Namun sebelum beranjak menuju
powerpoint, Mr.Lala memberitahu tentang adanya At America dijakarta dan free
untuk kalangan apapun atau umum pukul 10.00 WIB sampai pukul 13.00 WIB. Di
acara At America tersebut membahas tentang Curriculum, Business, School dan
program-program khusus. Setelah itu Mr.Lala membahas tentang Teaching
Orientation. Teaching Orientation itu sendiri memiliki pondasi besar di
antaranya Academic Writing, Critical Thinking, dan writing. Berikut adalah
penjelasannya :
1. Academic Writing
Di mulai dari Reseach yang harus Validity (valid)
terdiri dari :
1. Inpersonal
Penulis akan
menunjukan dirinya kuat di Pieces Of Arguments dan not using “I”. Maksudnya pemunculan point of view pada tulisan ini tidak boleh
terpaku pada satu subyek yang personal, tetapi harus bersifat umum dan juga luas
2. Reference-Based
Pembahasan dalam
academic writing ini tidak
hanya sekedar ide atau gagasan tanpa dasar yang jelas. Melainkan harus dilandasi dengan fakta, atau informasi
dari buku, atau penelitian secara langsung
seperti halnya wawancara.
3. Formal
Bahasa
yang digunakan dalam pernyataan yakni menggunakan bahasa yang formal.
4. Rigid “kaku”
hanya
orang-orang tertentu yang membacanya
dikarenakan tidak mudah dicerna oleh pembacanya karena bersikap kaku.
2. Critical Thinking
Critical Thinking dilihat sebagai Critical Reader
dan Critical Writer
3. Writing
1. A way of knowing something (Focus
People).
2. A way of representing something
(Describing).
3. A way of reproducting something.
Kata Kunci di atas
terletak pada kata something. Kata something ini bisa muncul di informasi –
knowledge kemudian Experience (mengalami sesuatu).

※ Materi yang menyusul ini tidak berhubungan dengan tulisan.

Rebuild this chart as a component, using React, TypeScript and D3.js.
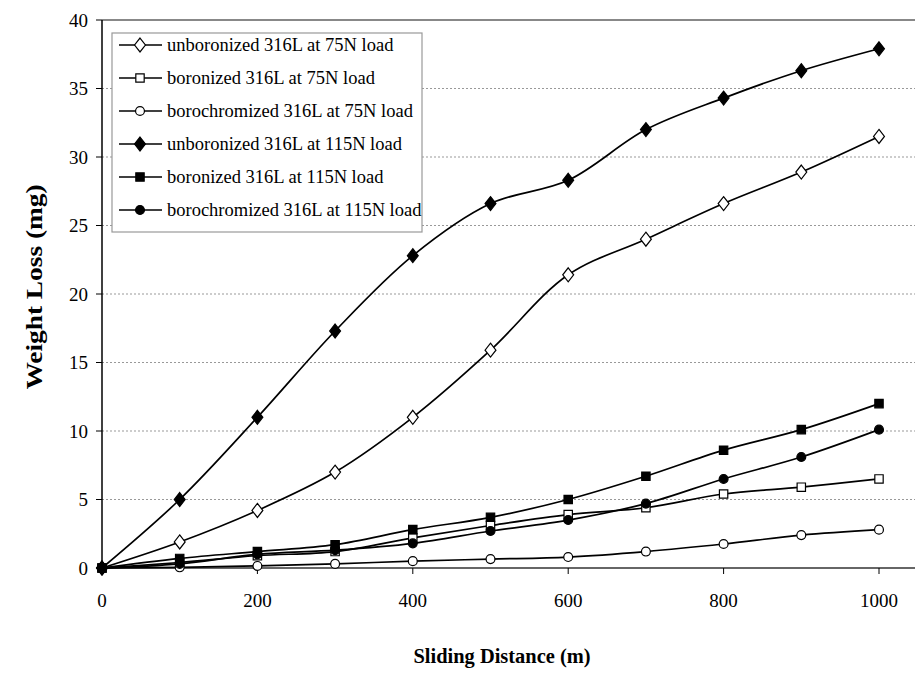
import React from "react";
import * as d3 from "d3";

const width = 917;
const height = 673;
const margin = { top: 20, right: 2, bottom: 105, left: 102 };

const distances = [0, 100, 200, 300, 400, 500, 600, 700, 800, 900, 1000];
const yTicks = [0, 5, 10, 15, 20, 25, 30, 35, 40];
const xTicks = [0, 200, 400, 600, 800, 1000];

const unboronized75 = [0, 1.9, 4.2, 7.0, 11.0, 15.9, 21.4, 24.0, 26.6, 28.9, 31.5];
const boronized75 = [0, 0.4, 0.9, 1.2, 2.2, 3.1, 3.9, 4.4, 5.4, 5.9, 6.5];
const borochromized75 = [0, 0.05, 0.15, 0.3, 0.5, 0.65, 0.8, 1.2, 1.75, 2.4, 2.8];
const unboronized115 = [0, 5.0, 11.0, 17.3, 22.8, 26.6, 28.3, 32.0, 34.3, 36.3, 37.9];
const boronized115 = [0, 0.7, 1.2, 1.7, 2.8, 3.7, 5.0, 6.7, 8.6, 10.1, 12.0];
const borochromized115 = [0, 0.3, 1.0, 1.3, 1.8, 2.7, 3.5, 4.7, 6.5, 8.1, 10.1];

const series = [
  { name: "unboronized 316L at 75N load", values: unboronized75, shape: "diamond", filled: false },
  { name: "boronized 316L at 75N load", values: boronized75, shape: "square", filled: false },
  { name: "borochromized 316L at 75N load", values: borochromized75, shape: "circle", filled: false },
  { name: "unboronized 316L at 115N load", values: unboronized115, shape: "diamond", filled: true },
  { name: "boronized 316L at 115N load", values: boronized115, shape: "square", filled: true },
  { name: "borochromized 316L at 115N load", values: borochromized115, shape: "circle", filled: true },
];

const font = "Liberation Serif, DejaVu Serif, serif";

// Excel-style diamond: a bit wider than d3's built-in one
const wideDiamond = {
  draw(ctx: any, size: number) {
    const h = Math.sqrt(size) * 0.78;
    const w = h * 0.78;
    ctx.moveTo(0, -h);
    ctx.lineTo(w, 0);
    ctx.lineTo(0, h);
    ctx.lineTo(-w, 0);
    ctx.closePath();
  },
};

const symbolPath = (shape: string) => {
  if (shape === "diamond") return d3.symbol().type(wideDiamond).size(80)()!;
  if (shape === "square") return d3.symbol().type(d3.symbolSquare).size(70)()!;
  return d3.symbol().type(d3.symbolCircle).size(62)()!;
};

export default function App() {
  const xScale = d3.scaleLinear().domain([0, 1000]).range([margin.left, 879]);
  const yScale = d3.scaleLinear().domain([0, 40]).range([568, margin.top]);
  const plotRight = width - margin.right;

  const line = d3
    .line<number>()
    .x((_, i) => xScale(distances[i]))
    .y(d => yScale(d))
    .curve(d3.curveCatmullRom.alpha(0.5));

  return (
    <svg width={width} height={height} style={{ position: "absolute", left: 0, top: 0, background: "#fff", fontFamily: font }}>
      {/* grid */}
      {yTicks.filter(t => t > 0 && t < 40).map(t => (
        <line key={t} x1={xScale(0)} x2={plotRight} y1={yScale(t)} y2={yScale(t)}
          stroke="#999" strokeWidth={1} strokeDasharray="2,2" />
      ))}
      <line x1={xScale(0)} x2={plotRight} y1={yScale(40)} y2={yScale(40)} stroke="#888" strokeWidth={2} />

      {/* axes */}
      <line x1={xScale(0)} x2={xScale(0)} y1={yScale(40)} y2={yScale(0)} stroke="#000" strokeWidth={1.5} />
      <line x1={xScale(0)} x2={plotRight} y1={yScale(0)} y2={yScale(0)} stroke="#333" strokeWidth={1.5} />
      {yTicks.map(t => (
        <g key={t}>
          <line x1={xScale(0) - 6} x2={xScale(0)} y1={yScale(t)} y2={yScale(t)} stroke="#000" />
          <text x={88} y={yScale(t)} dy="0.35em" textAnchor="end" fontSize={19}>{t}</text>
        </g>
      ))}
      {xTicks.map(t => (
        <g key={t}>
          <line x1={xScale(t)} x2={xScale(t)} y1={yScale(0)} y2={yScale(0) + 6} stroke="#000" />
          <text x={xScale(t)} y={607} textAnchor="middle" fontSize={19}>{t}</text>
        </g>
      ))}

      {/* series */}
      {series.map(s => (
        <g key={s.name}>
          <path d={line(s.values)!} fill="none" stroke="#000" strokeWidth={1.7} />
          {s.values.map((v, i) => (
            <path key={i} d={symbolPath(s.shape)} transform={`translate(${xScale(distances[i])},${yScale(v)})`}
              fill={s.filled ? "#000" : "#fff"} stroke="#000" strokeWidth={1.2} />
          ))}
        </g>
      ))}

      {/* legend */}
      <rect x={112} y={33} width={310} height={199} fill="#fff" stroke="#999" strokeWidth={1.2} />
      {series.map((s, i) => {
        const y = 45 + i * 33;
        return (
          <g key={s.name}>
            <line x1={119} x2={162} y1={y} y2={y} stroke="#000" strokeWidth={1.7} />
            <path d={symbolPath(s.shape)} transform={`translate(140,${y})`}
              fill={s.filled ? "#000" : "#fff"} stroke="#000" strokeWidth={1.2} />
            <text x={167} y={y} dy="0.32em" fontSize={18.5}>{s.name}</text>
          </g>
        );
      })}

      {/* titles */}
      <text transform="translate(34,287) rotate(-90)" textAnchor="middle" dy="0.35em"
        fontWeight="bold" fontSize={23} textLength={205} lengthAdjust="spacingAndGlyphs">Weight Loss (mg)</text>
      <text x={502} y={663} textAnchor="middle" fontWeight="bold" fontSize={20}
        textLength={177} lengthAdjust="spacingAndGlyphs">Sliding Distance (m)</text>
    </svg>
  );
}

Setelah itu barulah menjelaskan
powerpoint dengan judul “Who are you in my class” dari sekian banyak option
ternyata kamu adalah A Multilingual Writer, who writes effectively in L1 and L2
effectively, who service as a critical reader both in L1 and L2, who transforms
yourself from a student of language into a student of writing, and who can make
in formed choices in life, who can change the world. Wow . . . amazing bukan .
Ternyata Literasi (membaca-menulis)
itu sesuatu yang sangat besar karena terkait dengan “Life Quality”. Life
Quality itu terlihat dari sumber daya manusia yang akan menciptakan daya saing.
Dari daya saing inilah yang akan menghubungkan ke Life Quality. Di slide
selanjutnya Hyland berkata “Writing is a practice based on expectation; the
readers chances of interpreting the writers purpose are increased the writer
takes the trouble to anticipate what the reader might he expecting based on
Previous Texts he or she has read of the same kind”. Jadi writing itu
didasarkan oleh ekspektasi dimana teks itu sangat penting dan writer harus
mengecek schemata untuk memuaskan pembaca (reader).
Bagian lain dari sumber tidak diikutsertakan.